Re: [PATCH v5 1/7] trace: Add trace_ipi_send_cpumask()

From: Valentin Schneider
Date: Wed Mar 22 2023 - 07:26:35 EST


On 22/03/23 11:30, Peter Zijlstra wrote:
> On Wed, Mar 22, 2023 at 10:39:55AM +0100, Peter Zijlstra wrote:
>> On Tue, Mar 07, 2023 at 02:35:52PM +0000, Valentin Schneider wrote:
>> > +TRACE_EVENT(ipi_send_cpumask,
>> > +
>> > + TP_PROTO(const struct cpumask *cpumask, unsigned long callsite, void *callback),
>> > +
>> > + TP_ARGS(cpumask, callsite, callback),
>> > +
>> > + TP_STRUCT__entry(
>> > + __cpumask(cpumask)
>> > + __field(void *, callsite)
>> > + __field(void *, callback)
>> > + ),
>> > +
>> > + TP_fast_assign(
>> > + __assign_cpumask(cpumask, cpumask_bits(cpumask));
>> > + __entry->callsite = (void *)callsite;
>> > + __entry->callback = callback;
>> > + ),
>> > +
>> > + TP_printk("cpumask=%s callsite=%pS callback=%pS",
>> > + __get_cpumask(cpumask), __entry->callsite, __entry->callback)
>> > +);
>>
>> Would it make sense to add a variant like: ipi_send_cpu() that records a
>> single cpu instead of a cpumask.

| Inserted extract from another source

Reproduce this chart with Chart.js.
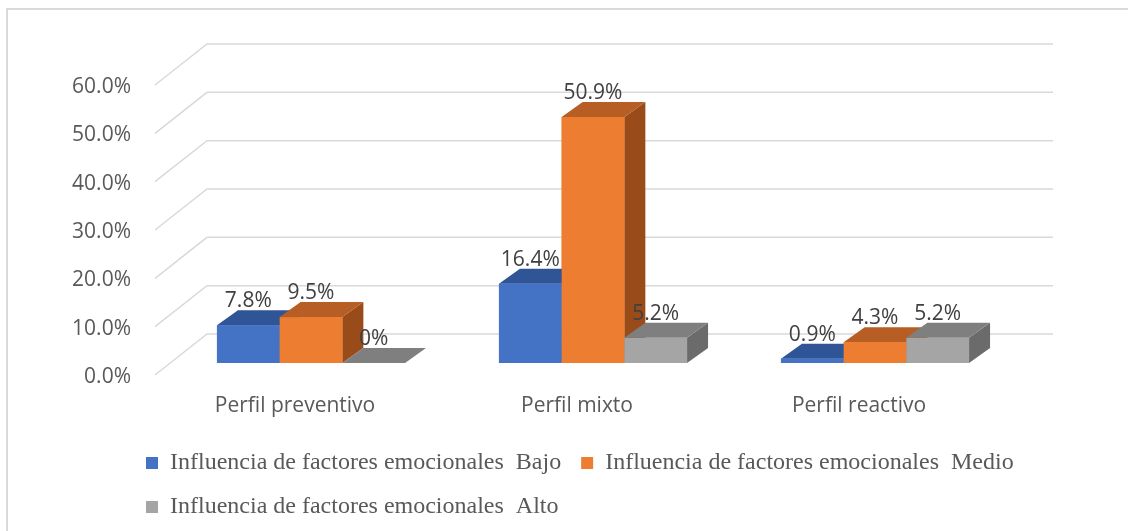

A lot of sites seems to do:
>> cpumask_of(cpu) for that first argument, and it seems to me it is quite
>> daft to have to memcpy a full multi-word cpumask in those cases.
>>
>> Remember, nr_possible_cpus > 64 is quite common these days.
>
> Something we litte bit like so...
>

I was wondering whether we could stick with a single trace event, but let
ftrace be aware of weight=1 vs weight>1 cpumasks.

For weight>1, it would memcpy() as usual, for weight=1, it could write a
pointer to a cpu_bit_bitmap[] equivalent embedded in the trace itself.

Unfortunately, Ftrace bitmasks are represented as a u32 made of two 16 bit
values: [offset in event record, size], so there isn't a straightforward
way to point to a "reusable" cpumask. AFAICT the only alternative would be
to do that via a different trace event, but then we should just go with a
plain old uint - i.e. do what you're doing here, so:

Tested-and-reviewed-by: Valentin Schneider <vschneid@xxxxxxxxxx>

(with the tiny typo fix below)

> @@ -35,6 +35,28 @@ TRACE_EVENT(ipi_raise,
> TP_printk("target_mask=%s (%s)", __get_bitmask(target_cpus), __entry->reason)
> );
>
> +TRACE_EVENT(ipi_send_cpu,
> +
> + TP_PROTO(const unsigned int cpu, unsigned long callsite, void *callback),
> +
> + TP_ARGS(cpu, callsite, callback),
> +
> + TP_STRUCT__entry(
> + __field(unsigned int, cpu)
> + __field(void *, callsite)
> + __field(void *, callback)
> + ),
> +
> + TP_fast_assign(
> + __entry->cpu = cpu;
> + __entry->callsite = (void *)callsite;
> + __entry->callback = callback;
> + ),
> +
> + TP_printk("cpu=%s callsite=%pS callback=%pS",
^
s/s/u/

> + __entry->cpu, __entry->callsite, __entry->callback)
> +);
> +